[Problem description] In the listing that follows, locate the line containing "Reproduce this chart" and the line containing "43, left: 33". Retype exactly those two lines and every line between them, and nothing more.

[Data records]

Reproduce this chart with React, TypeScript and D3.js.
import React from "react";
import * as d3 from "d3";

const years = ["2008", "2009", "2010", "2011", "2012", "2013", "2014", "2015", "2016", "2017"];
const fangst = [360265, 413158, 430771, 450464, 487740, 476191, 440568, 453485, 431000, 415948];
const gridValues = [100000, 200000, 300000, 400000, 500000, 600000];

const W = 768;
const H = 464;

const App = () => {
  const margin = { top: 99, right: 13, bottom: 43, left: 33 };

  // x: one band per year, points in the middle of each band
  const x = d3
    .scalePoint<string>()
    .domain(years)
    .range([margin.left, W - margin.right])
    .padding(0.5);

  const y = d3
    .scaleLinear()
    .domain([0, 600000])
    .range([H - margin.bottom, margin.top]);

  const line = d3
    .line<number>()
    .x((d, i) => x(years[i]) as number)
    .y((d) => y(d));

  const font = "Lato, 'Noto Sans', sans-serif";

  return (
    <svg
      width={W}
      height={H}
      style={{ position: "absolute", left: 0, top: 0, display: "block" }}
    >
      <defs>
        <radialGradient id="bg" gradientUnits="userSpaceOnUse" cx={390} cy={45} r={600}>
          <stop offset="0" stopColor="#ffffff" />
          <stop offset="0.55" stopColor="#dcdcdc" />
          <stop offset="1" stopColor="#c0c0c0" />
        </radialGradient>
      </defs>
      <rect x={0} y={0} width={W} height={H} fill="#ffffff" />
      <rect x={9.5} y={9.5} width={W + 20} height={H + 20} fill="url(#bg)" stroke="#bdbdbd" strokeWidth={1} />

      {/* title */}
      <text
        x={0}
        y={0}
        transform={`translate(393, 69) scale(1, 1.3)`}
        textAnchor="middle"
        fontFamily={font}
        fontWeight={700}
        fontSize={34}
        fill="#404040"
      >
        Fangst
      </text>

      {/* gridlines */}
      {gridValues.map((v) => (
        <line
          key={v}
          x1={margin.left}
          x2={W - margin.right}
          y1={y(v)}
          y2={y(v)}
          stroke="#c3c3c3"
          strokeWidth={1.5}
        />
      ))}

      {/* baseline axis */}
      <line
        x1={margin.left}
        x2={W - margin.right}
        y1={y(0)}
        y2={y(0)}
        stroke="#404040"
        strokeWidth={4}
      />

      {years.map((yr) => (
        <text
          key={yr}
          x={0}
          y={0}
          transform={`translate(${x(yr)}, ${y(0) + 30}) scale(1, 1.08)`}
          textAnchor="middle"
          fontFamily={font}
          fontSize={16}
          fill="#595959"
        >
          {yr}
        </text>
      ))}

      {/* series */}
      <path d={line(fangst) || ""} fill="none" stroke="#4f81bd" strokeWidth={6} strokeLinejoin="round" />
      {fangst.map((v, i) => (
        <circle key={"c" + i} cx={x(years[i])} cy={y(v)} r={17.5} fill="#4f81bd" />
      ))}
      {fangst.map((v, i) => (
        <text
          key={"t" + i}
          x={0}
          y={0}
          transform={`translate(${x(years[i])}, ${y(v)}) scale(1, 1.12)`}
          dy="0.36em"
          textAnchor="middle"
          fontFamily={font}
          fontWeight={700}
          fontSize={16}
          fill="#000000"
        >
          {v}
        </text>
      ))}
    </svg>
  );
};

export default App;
--
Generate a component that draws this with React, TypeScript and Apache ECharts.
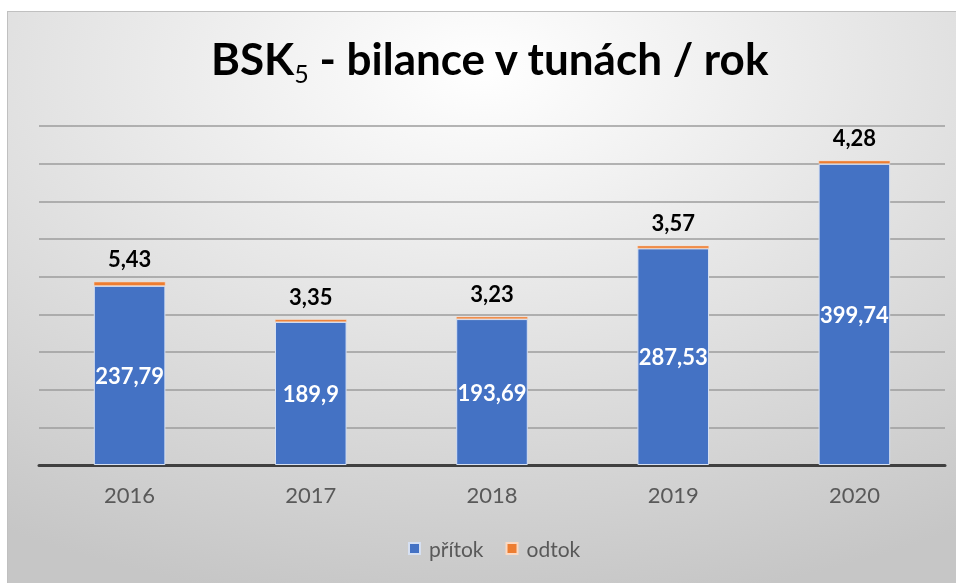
* * *
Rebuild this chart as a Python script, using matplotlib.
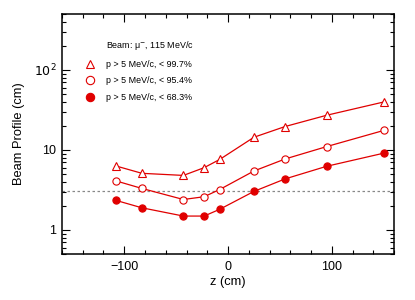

[Expected output]
Reproduce this chart with React, TypeScript and D3.js.
import React from "react";
import * as d3 from "d3";

const years = ["2008", "2009", "2010", "2011", "2012", "2013", "2014", "2015", "2016", "2017"];
const fangst = [360265, 413158, 430771, 450464, 487740, 476191, 440568, 453485, 431000, 415948];
const gridValues = [100000, 200000, 300000, 400000, 500000, 600000];

const W = 768;
const H = 464;

const App = () => {
  const margin = { top: 99, right: 13, bottom: 43, left: 33 };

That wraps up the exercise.